The Challenges of Global Integration
Until recently the United States had a relatively closed economy which dominated the rest of the world. Under those conditions Americans enjoyed a great deal of independence. Today, however, our economy has become much more open and is no longer dominant. We consume more than we produce, we depend on continuous inflows of foreign capital, and we are now the world's largest debtor nation. All of this has caused a significant loss of autonomy. Our policy options are much more constrained now than they were a generation ago.
We cannot count on the willingness of foreign savers to finance our twin deficits forever. In the meantime, we are running up huge debts to the rest of the world which we have to service. Annual interest payments on our foreign liabilities already approach 1 percent of the United States' GNP. That sum absorbs nearly half of our average growth capacity each year, thus significantly lowering the income gains we can keep for ourselves. As if this were not worrisome enough, we have used a major portion of that foreign debt for activities that do not make our economy more productive in the long run, predominantly excess consumption and a bloated military apparatus. In order to avoid further erosion we need to lower budget and trade deficits substantially.
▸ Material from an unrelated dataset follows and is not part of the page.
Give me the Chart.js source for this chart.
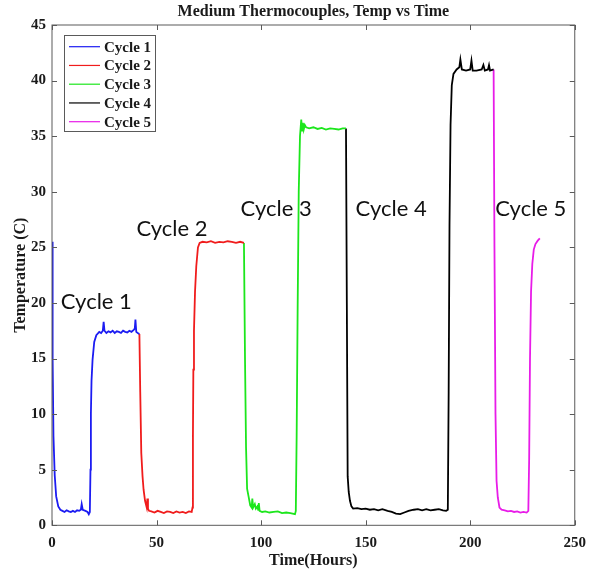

The "peace and prosperity" days of the Reagan era are long gone. Bush's first term was marked instead by war and recession. At the end of his presidency the budget deficit amounted to $300 billion, while our trade deficit was still a sizable $70 billion. After the bipartisan Budget Accord of October 1990 the Democratic leadership in Congress and President Bush once again became locked into partisan posturing. Neither side was willing to negotiate a shift in spending priorities from the Pentagon, entitlements, and socialization of private losses (e.g., thrift bailout) to productive investments in our infrastructure and labor force. Thus the new Clinton administration has had to start the necessary adjustment toward lower twin deficits from a worse position. How painful that process of change will be depends on other countries, especially their needs for scarce capital competing with ours and their ability to absorb an eventual U.S. trade surplus.